INSTRUCTIONS FOR THE TASK -
Out of all the lines below, count those with the word "that". Give the number only.

PROVIDED DATA -
····················

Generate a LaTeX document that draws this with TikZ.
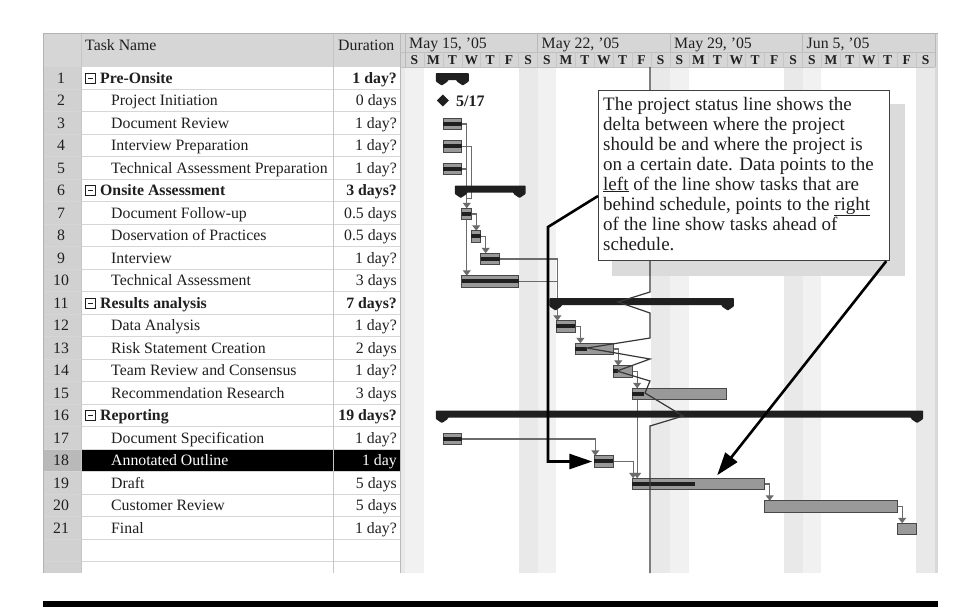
\documentclass[tikz,border=0pt]{standalone}
\usepackage{fontspec}
\setmainfont{Liberation Serif}
\usetikzlibrary{arrows.meta,shapes.geometric}
\pgfdeclarelayer{back}
\pgfdeclarelayer{deps}
\pgfsetlayers{back,deps,main}
\definecolor{wkA}{gray}{0.915}
\definecolor{wkB}{gray}{0.945}
\definecolor{hdr}{gray}{0.84}
\definecolor{numcol}{gray}{0.82}
\definecolor{barfill}{gray}{0.60}
\definecolor{ink}{gray}{0.12}

\newcommand\taskbar[4]{%
  \pgfmathsetmacro\tbXs{405+18.93*#3}%
  \pgfmathsetmacro\tbW{18.93*(#4-#3)}%
  \pgfmathsetmacro\tbY{56.5+22.5*#2}%
  \node[bar, minimum width=\tbW pt] (#1) at (\tbXs,\tbY) {};%
}
\newcommand\progbar[3]{%
  \pgfmathsetmacro\pbXs{405+18.93*#2}%
  \pgfmathsetmacro\pbXe{405+18.93*#3}%
  \pgfmathsetmacro\pbY{56.5+22.5*#1}%
  \fill[progfill] (\pbXs,\pbY-2.2) rectangle (\pbXe,\pbY+1.8);%
}
\newcommand\summbar[3]{%
  \pgfmathsetmacro\sbXs{405+18.93*#2}%
  \pgfmathsetmacro\sbXe{405+18.93*#3}%
  \pgfmathsetmacro\sbY{55.5+22.5*#1}%
  \fill[sumfill, rounded corners=0.8pt] (\sbXs-7,\sbY-5) -- (\sbXe+7,\sbY-5) -- (\sbXe+7,\sbY+3.5) -- (\sbXe+1,\sbY+7.5) -- (\sbXe-5,\sbY+3.5) -- (\sbXe-5,\sbY+2) -- (\sbXs+5,\sbY+2) -- (\sbXs+5,\sbY+3.5) -- (\sbXs-1,\sbY+7.5) -- (\sbXs-7,\sbY+3.5) -- cycle;%
}

\begin{document}
\begin{tikzpicture}[x=1pt,y=-1pt,
  tbl/.style={font=\fontsize{15.8}{18}\selectfont, inner sep=0pt, text=ink},
  tblb/.style={font=\fontsize{15.8}{18}\selectfont\bfseries, inner sep=0pt, text=ink},
  dayl/.style={font=\fontsize{13.5}{15}\selectfont\bfseries, anchor=base, inner sep=0pt, text=ink},
  ctext/.style={font=\fontsize{19}{20}\selectfont, anchor=base west, inner sep=0pt, text=ink},
  bar/.style={draw=black!72, fill=barfill, line width=0.7pt, minimum height=11.5pt, inner sep=0pt, outer sep=0pt, anchor=west},
  progfill/.style={fill=black!88},
  sumfill/.style={fill=black!88},
  dep/.style={draw=black!58, line width=1.1pt, -{Triangle[width=8pt,length=5.5pt]}},
  depline/.style={draw=black!58, line width=1.1pt},
  status/.style={draw=black!78, line width=1.2pt},
  bigarrow/.style={draw=black, line width=2.6pt, -{Triangle[length=23pt,width=15pt]}},
  rowline/.style={draw=gray!32, line width=0.6pt},
  colline/.style={draw=gray!45, line width=0.7pt}
]
\useasboundingbox (0,0) rectangle (977,611);

\begin{pgfonlayer}{back}
  \fill[white] (0,0) rectangle (977,611);
  % weekend stripes
  \begin{scope}
    \clip (400,67) rectangle (935,573);
    \foreach \dd/\cc in {-1/wkA,0/wkB,6/wkA,7/wkB,13/wkA,14/wkB,20/wkA,21/wkB,27/wkA}
      \fill[\cc] ({405+18.93*\dd},67) rectangle ({405+18.93*(\dd+1)},573);
  \end{scope}
  \fill[gray!30] (935,33) rectangle (938,573);
  % header band
  \fill[hdr] (43,33) rectangle (935,67);
  % row number column
  \fill[numcol] (43,66.75) rectangle (81,573);
  % selected row 18
  \fill[black] (81,449.25) rectangle (400,471.75);
  \fill[gray!55] (43,449.25) rectangle (81,471.75);
  % row lines
  \foreach \ii in {0,...,22}
    \draw[rowline] (43,{66.75+22.5*\ii}) -- (400,{66.75+22.5*\ii});
  % column lines
  \draw[colline] (81,33) -- (81,573);
  \draw[colline] (333,33) -- (333,573);
  \draw[draw=gray!55, line width=0.9pt] (400,33) -- (400,573);
  \draw[draw=gray!60, line width=1pt] (43,33) -- (43,573);
  \draw[draw=gray!60, line width=1pt] (43,33) -- (938,33);
  \draw[draw=gray!50, line width=0.7pt] (400,52) -- (935,52);
  \draw[draw=gray!50, line width=0.7pt] (400,67) -- (935,67);
  \foreach \kk in {0,...,4}
    \draw[draw=gray!55, line width=0.7pt] ({405+132.5*\kk},33) -- ({405+132.5*\kk},67);
  \foreach \dd in {1,...,27}
    \draw[draw=gray!45, line width=0.5pt] ({405+18.93*\dd},52) -- ({405+18.93*\dd},67);
\end{pgfonlayer}

% header texts
\node[tbl, anchor=base west] (hname) at (85,50) {Task Name};
\node[tbl, anchor=base west] (hdur) at (338,50) {Duration};
\foreach \kk/\wl in {0/May 15,1/May 22,2/May 29,3/Jun 5}
  \node[tbl, anchor=base west] (w\kk) at ({409+132.5*\kk},48) {\wl, '05};
\foreach \kk in {0,...,3}
  \foreach \ii/\ll in {0/S,1/M,2/T,3/W,4/T,5/F,6/S}
    \node[dayl] (d\kk\ii) at ({405+132.5*\kk+18.93*\ii+9.465},64) {\ll};

% row numbers
\foreach \rr in {1,...,21}
  \node[tbl, anchor=base] (r\rr) at (61,{60.5+22.5*\rr}) {\rr};

% task names and durations
\foreach \rr/\tn/\du in {2/Project Initiation/0 days,
  3/Document Review/1 day?,
  4/Interview Preparation/1 day?,
  5/Technical Assessment Preparation/1 day?,
  7/Document Follow-up/0.5 days,
  8/Doservation of Practices/0.5 days,
  9/Interview/1 day?,
  10/Technical Assessment/3 days,
  12/Data Analysis/1 day?,
  13/Risk Statement Creation/2 days,
  14/Team Review and Consensus/1 day?,
  15/Recommendation Research/3 days,
  17/Document Specification/1 day?,
  19/Draft/5 days,
  20/Customer Review/5 days,
  21/Final/1 day?}
{
  \node[tbl, anchor=base west] (n\rr) at (111,{60.5+22.5*\rr}) {\tn};
  \node[tbl, anchor=base east] (u\rr) at (397,{60.5+22.5*\rr}) {\du};
}
\foreach \rr/\tn/\du in {1/Pre-Onsite/1 day?,
  6/Onsite Assessment/3 days?,
  11/Results analysis/7 days?,
  16/Reporting/19 days?}
{
  \node[tblb, anchor=base west] (n\rr) at (100,{60.5+22.5*\rr}) {\tn};
  \node[tblb, anchor=base east] (u\rr) at (397,{60.5+22.5*\rr}) {\du};
  \draw[draw=ink, line width=0.8pt] (85.5,{50.5+22.5*\rr}) rectangle (95.5,{60.5+22.5*\rr});
  \draw[draw=ink, line width=0.9pt] (88,{55.5+22.5*\rr}) -- (93,{55.5+22.5*\rr});
}
\node[tbl, text=white, anchor=base west] (n18) at (111,465.5) {Annotated Outline};
\node[tbl, text=white, anchor=base east] (u18) at (397,465.5) {1 day};

% summary bars
\summbar{1}{2}{3}
\summbar{6}{3}{6}
\summbar{11}{8}{17}
\summbar{16}{2}{27}

% milestone
\node[diamond, fill=ink, minimum width=12pt, minimum height=12pt, inner sep=0pt] (m2) at (442.9,100.5) {};
\node[tblb, font=\fontsize{16}{18}\selectfont\bfseries, anchor=base west] (ml) at (456,106) {5/17};

% task bars
\taskbar{t3}{3}{2}{3}
\taskbar{t4}{4}{2}{3}
\taskbar{t5}{5}{2}{3}
\taskbar{t7}{7}{3}{3.5}
\taskbar{t8}{8}{3.5}{4}
\taskbar{t9}{9}{4}{5}
\taskbar{t10}{10}{3}{6}
\taskbar{t12}{12}{8}{9}
\taskbar{t13}{13}{9}{11}
\taskbar{t14}{14}{11}{12}
\taskbar{t15}{15}{12}{17}
\taskbar{t17}{17}{2}{3}
\taskbar{t18}{18}{10}{11}
\taskbar{t19}{19}{12}{19}
\taskbar{t20}{20}{19}{26}
\taskbar{t21}{21}{26}{27}

% progress
\progbar{3}{2}{3}
\progbar{4}{2}{3}
\progbar{5}{2}{3}
\progbar{7}{3}{3.5}
\progbar{8}{3.5}{4}
\progbar{9}{4}{5}
\progbar{10}{3}{6}
\progbar{12}{8}{9}
\progbar{13}{9}{9.6}
\progbar{14}{11}{11.25}
\progbar{15}{12}{12.65}
\progbar{17}{2}{3}
\progbar{18}{10}{11}
\progbar{19}{12}{15.3}

% dependency links (under bars)
\begin{pgfonlayer}{deps}
  \draw[dep] (t3.east) -| ([xshift=5pt]t10.north west);
  \draw[dep] (t4.east) -- ++(10,0) -- ++(0,52) -| ([xshift=5pt]t7.north west);
  \draw[depline] (t5.east) -- ++(5,0);
  \draw[dep] (t7.east) -| ([xshift=5pt]t8.north west);
  \draw[dep] (t8.east) -| ([xshift=5pt]t9.north west);
  \coordinate (j12) at ([xshift=1pt]t12.north west);
  \draw[dep] (t9.east) -| (j12);
  \draw[depline] (t10.east) -- (t10.east -| j12);
  \draw[dep] (t12.east) -| ([xshift=5pt]t13.north west);
  \draw[dep] (t13.east) -| ([xshift=5pt]t14.north west);
  \draw[dep] (t14.east) -| ([xshift=5pt]t15.north west);
  \draw[dep] (t14.east) -| ([xshift=5pt]t19.north west);
  \draw[dep] (t17.east) -| ([xshift=1pt]t18.north west);
  \draw[dep] (t18.east) -| ([xshift=1pt]t19.north west);
  \draw[dep] (t19.east) -| ([xshift=5pt]t20.north west);
  \draw[dep] (t20.east) -| ([xshift=5pt]t21.north west);
\end{pgfonlayer}

% callout shadow
\fill[gray!28] (612,104) rectangle (905,276);

% progress status line
\draw[status] (650,67) -- (650,292) -- (618,302) -- (650,313) -- (650,338) -- (587,348)
  -- (650,359) -- (617,371) -- (650,381) -- (645,393) -- (683,416) -- (650,426) -- (650,573);

% callout box
\node[draw=black!75, line width=1.2pt, fill=white, minimum width=291pt, minimum height=170pt,
      anchor=north west, inner sep=0pt] (callout) at (598,90) {};
\node[ctext] (c1) at (603,110) {The project status line shows the};
\node[ctext] (c2) at (603,130) {delta between where the project};
\node[ctext] (c3) at (603,150) {should be and where the project is};
\node[ctext] (c4) at (603,170) {on a certain date. Data points to the};
\node[ctext] (c5) at (603,190) {\underline{left} of the line show tasks that are};
\node[ctext] (c6) at (603,210) {behind schedule, points to the \underline{right}};
\node[ctext] (c7) at (603,230) {of the line show tasks ahead of};
\node[ctext] (c8) at (603,250) {schedule.};

% big arrows
\draw[bigarrow] ([yshift=-106pt]callout.north west) -- (548,227) |- ([xshift=-2pt]t18.west);
\draw[bigarrow] ([xshift=-4pt]callout.south east) -- ([xshift=85pt,yshift=3pt]t19.north west);

% bottom rule
\fill[black] (43,601) rectangle (938,607);
\end{tikzpicture}
\end{document}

····················

EXERCISE RESPONSE -
2